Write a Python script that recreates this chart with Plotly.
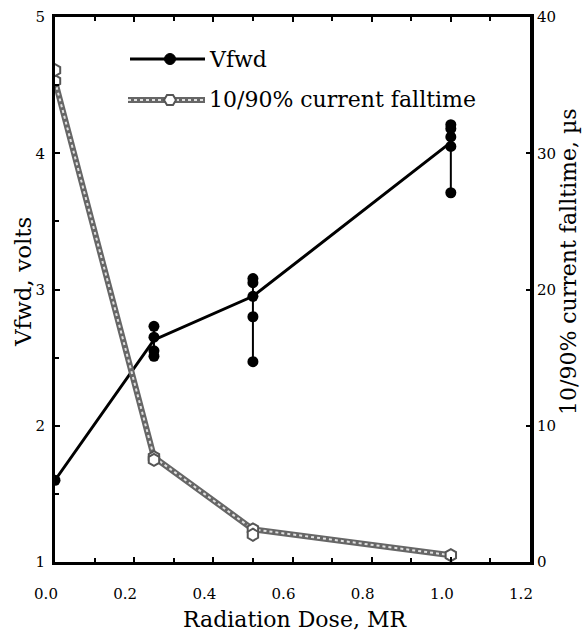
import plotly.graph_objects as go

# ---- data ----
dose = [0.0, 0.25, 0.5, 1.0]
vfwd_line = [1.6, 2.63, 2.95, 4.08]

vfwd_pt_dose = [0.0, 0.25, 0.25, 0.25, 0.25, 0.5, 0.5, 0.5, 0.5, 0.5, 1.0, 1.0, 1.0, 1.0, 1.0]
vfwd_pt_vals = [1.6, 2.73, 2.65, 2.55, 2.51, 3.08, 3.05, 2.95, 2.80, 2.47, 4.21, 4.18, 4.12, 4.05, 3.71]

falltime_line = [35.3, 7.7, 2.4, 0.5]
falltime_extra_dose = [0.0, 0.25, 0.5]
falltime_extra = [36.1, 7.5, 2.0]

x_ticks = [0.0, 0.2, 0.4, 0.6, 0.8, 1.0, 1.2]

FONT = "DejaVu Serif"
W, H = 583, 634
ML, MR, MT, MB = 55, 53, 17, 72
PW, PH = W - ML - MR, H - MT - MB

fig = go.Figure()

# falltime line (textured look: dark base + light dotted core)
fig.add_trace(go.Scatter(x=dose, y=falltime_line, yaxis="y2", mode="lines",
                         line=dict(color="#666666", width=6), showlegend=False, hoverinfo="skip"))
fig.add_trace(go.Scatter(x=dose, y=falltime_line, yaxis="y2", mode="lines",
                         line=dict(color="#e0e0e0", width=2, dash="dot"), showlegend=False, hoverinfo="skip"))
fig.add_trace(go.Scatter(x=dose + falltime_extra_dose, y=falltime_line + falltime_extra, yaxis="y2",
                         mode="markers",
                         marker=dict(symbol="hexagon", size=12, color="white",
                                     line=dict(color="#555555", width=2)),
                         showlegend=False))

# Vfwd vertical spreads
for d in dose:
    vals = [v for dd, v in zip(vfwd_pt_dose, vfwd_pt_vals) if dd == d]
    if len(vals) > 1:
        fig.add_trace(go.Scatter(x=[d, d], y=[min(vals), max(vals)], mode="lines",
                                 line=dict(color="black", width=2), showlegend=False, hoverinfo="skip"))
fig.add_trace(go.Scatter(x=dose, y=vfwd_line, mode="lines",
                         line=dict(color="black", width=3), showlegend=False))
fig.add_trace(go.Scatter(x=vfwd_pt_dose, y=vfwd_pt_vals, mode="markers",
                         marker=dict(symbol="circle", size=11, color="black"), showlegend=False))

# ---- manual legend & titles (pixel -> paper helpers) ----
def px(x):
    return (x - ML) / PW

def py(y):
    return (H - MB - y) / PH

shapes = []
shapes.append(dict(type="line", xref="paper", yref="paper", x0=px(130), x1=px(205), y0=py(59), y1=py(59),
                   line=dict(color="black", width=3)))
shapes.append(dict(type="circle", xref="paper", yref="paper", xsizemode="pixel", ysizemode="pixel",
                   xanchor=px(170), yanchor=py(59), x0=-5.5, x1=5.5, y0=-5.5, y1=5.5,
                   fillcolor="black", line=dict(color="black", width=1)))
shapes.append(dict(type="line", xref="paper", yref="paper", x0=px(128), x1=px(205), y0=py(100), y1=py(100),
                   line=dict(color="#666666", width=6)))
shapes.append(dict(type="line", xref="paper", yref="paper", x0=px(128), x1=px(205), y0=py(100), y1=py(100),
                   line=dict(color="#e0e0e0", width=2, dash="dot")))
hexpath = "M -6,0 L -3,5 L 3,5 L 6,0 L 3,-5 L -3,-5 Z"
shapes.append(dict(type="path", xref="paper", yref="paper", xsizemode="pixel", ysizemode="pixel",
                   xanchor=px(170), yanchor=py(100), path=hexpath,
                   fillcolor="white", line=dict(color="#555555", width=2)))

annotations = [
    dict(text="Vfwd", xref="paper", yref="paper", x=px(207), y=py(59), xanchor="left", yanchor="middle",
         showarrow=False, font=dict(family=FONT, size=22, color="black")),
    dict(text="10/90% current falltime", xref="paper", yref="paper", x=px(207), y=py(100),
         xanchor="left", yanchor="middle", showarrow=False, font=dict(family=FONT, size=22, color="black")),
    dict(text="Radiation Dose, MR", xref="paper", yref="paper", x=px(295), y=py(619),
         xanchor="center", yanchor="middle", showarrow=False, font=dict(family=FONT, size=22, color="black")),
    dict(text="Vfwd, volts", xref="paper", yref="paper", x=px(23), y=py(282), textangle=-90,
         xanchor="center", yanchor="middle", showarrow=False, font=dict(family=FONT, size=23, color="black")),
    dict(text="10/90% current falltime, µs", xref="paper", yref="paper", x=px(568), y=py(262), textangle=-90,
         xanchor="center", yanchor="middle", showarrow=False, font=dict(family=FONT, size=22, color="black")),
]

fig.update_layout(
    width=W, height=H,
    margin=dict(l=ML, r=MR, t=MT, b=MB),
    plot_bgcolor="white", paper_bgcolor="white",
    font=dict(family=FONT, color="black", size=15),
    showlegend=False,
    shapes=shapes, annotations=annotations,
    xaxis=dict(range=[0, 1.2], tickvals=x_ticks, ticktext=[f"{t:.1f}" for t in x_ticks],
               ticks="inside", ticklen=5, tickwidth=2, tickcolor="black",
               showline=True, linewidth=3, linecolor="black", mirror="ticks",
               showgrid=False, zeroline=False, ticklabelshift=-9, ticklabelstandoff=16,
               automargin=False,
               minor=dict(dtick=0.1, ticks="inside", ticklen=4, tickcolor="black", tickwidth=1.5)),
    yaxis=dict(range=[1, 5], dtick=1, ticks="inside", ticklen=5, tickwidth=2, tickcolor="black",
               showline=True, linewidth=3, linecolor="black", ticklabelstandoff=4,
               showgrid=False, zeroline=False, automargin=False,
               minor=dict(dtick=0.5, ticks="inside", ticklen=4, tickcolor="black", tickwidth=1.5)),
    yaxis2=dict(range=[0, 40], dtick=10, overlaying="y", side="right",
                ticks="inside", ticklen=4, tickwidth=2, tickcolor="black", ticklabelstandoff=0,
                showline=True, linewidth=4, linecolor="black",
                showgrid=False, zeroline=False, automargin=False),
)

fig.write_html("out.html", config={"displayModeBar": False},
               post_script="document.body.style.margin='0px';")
==
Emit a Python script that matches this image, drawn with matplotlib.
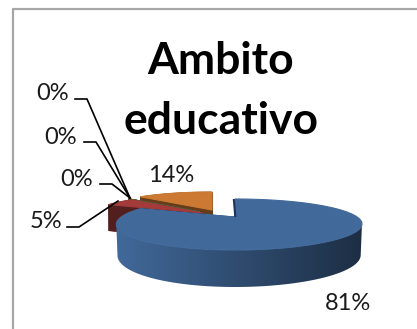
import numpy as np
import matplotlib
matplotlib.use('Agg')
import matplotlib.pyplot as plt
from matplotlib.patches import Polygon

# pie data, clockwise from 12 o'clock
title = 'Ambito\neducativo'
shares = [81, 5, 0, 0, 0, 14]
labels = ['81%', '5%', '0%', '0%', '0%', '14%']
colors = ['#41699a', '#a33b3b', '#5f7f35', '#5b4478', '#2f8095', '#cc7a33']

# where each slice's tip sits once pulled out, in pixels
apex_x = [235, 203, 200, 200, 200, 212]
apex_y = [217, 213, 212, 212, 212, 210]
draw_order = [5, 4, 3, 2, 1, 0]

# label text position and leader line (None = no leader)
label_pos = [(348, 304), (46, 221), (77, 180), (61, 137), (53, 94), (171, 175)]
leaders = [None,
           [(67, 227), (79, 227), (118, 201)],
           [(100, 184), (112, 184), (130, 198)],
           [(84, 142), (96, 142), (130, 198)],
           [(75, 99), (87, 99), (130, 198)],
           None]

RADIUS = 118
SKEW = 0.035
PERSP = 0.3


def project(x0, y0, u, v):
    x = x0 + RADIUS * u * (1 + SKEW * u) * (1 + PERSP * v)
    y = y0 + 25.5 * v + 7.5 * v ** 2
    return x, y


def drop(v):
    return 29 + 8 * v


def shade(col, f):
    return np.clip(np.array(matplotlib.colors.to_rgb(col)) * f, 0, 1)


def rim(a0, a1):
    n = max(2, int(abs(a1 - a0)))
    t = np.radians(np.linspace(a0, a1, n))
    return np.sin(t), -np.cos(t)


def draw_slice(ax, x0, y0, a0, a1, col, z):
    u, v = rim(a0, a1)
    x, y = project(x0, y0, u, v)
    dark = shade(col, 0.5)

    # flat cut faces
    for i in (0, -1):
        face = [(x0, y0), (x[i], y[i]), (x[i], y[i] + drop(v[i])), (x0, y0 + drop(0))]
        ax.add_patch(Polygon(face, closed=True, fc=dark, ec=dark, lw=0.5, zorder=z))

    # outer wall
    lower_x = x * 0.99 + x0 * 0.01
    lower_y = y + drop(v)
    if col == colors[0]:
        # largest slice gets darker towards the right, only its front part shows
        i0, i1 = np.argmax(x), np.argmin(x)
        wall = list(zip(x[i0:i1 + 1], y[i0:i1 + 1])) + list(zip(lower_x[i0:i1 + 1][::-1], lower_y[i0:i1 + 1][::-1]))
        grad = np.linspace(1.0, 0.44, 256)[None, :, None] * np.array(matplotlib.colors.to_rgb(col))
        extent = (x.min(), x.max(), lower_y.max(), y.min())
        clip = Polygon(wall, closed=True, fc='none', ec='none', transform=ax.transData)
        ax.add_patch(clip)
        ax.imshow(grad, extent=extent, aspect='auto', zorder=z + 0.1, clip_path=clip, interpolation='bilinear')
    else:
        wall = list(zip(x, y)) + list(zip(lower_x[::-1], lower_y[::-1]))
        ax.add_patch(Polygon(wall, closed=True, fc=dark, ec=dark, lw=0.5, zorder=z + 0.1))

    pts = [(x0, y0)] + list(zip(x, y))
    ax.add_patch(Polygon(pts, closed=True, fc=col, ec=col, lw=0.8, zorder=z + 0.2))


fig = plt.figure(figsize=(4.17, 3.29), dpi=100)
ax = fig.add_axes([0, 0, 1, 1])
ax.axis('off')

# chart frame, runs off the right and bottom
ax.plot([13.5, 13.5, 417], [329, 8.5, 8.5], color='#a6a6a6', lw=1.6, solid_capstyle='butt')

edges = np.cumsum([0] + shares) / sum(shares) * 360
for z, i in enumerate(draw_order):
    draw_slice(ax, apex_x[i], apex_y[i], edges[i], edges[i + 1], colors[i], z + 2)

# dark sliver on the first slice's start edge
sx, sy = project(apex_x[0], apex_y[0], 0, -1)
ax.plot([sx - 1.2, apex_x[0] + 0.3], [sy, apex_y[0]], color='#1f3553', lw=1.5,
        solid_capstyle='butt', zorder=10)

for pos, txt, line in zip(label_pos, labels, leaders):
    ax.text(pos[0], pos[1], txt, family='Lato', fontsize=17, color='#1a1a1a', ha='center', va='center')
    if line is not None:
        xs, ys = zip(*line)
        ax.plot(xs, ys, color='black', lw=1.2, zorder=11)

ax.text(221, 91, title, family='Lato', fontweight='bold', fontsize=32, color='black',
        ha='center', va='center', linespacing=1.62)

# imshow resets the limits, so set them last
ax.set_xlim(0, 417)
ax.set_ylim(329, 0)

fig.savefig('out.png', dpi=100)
* * *
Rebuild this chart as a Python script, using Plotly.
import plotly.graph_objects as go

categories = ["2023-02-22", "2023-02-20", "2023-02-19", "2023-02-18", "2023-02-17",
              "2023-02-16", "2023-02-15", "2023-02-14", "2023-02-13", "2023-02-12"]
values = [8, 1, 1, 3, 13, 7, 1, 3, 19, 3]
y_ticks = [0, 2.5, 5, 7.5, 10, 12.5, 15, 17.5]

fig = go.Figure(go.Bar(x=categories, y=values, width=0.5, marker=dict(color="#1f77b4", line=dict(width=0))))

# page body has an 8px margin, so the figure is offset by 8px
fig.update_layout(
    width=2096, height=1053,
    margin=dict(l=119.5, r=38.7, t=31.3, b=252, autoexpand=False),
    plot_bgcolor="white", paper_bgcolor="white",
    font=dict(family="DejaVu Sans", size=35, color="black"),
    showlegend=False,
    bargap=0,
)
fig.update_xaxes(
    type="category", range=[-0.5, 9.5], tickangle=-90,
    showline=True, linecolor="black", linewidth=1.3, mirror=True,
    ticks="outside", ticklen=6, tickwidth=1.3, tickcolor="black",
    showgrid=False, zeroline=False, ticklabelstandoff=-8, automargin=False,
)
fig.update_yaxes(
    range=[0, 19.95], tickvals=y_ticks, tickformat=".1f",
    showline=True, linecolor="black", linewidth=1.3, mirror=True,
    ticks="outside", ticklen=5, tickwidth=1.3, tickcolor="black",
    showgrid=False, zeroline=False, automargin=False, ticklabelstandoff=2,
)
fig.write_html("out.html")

[Work to do] Extract the part of the records that opens with the line containing "Emit a Python" and closes with the line containing "ec=dark, lw=0.5, zorder=z))". Take only those lines, exactly, and no pictures.

[Response to this exercise]
Emit a Python script that matches this image, drawn with matplotlib.
import numpy as np
import matplotlib
matplotlib.use('Agg')
import matplotlib.pyplot as plt
from matplotlib.patches import Polygon

# pie data, clockwise from 12 o'clock
title = 'Ambito\neducativo'
shares = [81, 5, 0, 0, 0, 14]
labels = ['81%', '5%', '0%', '0%', '0%', '14%']
colors = ['#41699a', '#a33b3b', '#5f7f35', '#5b4478', '#2f8095', '#cc7a33']

# where each slice's tip sits once pulled out, in pixels
apex_x = [235, 203, 200, 200, 200, 212]
apex_y = [217, 213, 212, 212, 212, 210]
draw_order = [5, 4, 3, 2, 1, 0]

# label text position and leader line (None = no leader)
label_pos = [(348, 304), (46, 221), (77, 180), (61, 137), (53, 94), (171, 175)]
leaders = [None,
           [(67, 227), (79, 227), (118, 201)],
           [(100, 184), (112, 184), (130, 198)],
           [(84, 142), (96, 142), (130, 198)],
           [(75, 99), (87, 99), (130, 198)],
           None]

RADIUS = 118
SKEW = 0.035
PERSP = 0.3


def project(x0, y0, u, v):
    x = x0 + RADIUS * u * (1 + SKEW * u) * (1 + PERSP * v)
    y = y0 + 25.5 * v + 7.5 * v ** 2
    return x, y


def drop(v):
    return 29 + 8 * v


def shade(col, f):
    return np.clip(np.array(matplotlib.colors.to_rgb(col)) * f, 0, 1)


def rim(a0, a1):
    n = max(2, int(abs(a1 - a0)))
    t = np.radians(np.linspace(a0, a1, n))
    return np.sin(t), -np.cos(t)


def draw_slice(ax, x0, y0, a0, a1, col, z):
    u, v = rim(a0, a1)
    x, y = project(x0, y0, u, v)
    dark = shade(col, 0.5)

    # flat cut faces
    for i in (0, -1):
        face = [(x0, y0), (x[i], y[i]), (x[i], y[i] + drop(v[i])), (x0, y0 + drop(0))]
        ax.add_patch(Polygon(face, closed=True, fc=dark, ec=dark, lw=0.5, zorder=z))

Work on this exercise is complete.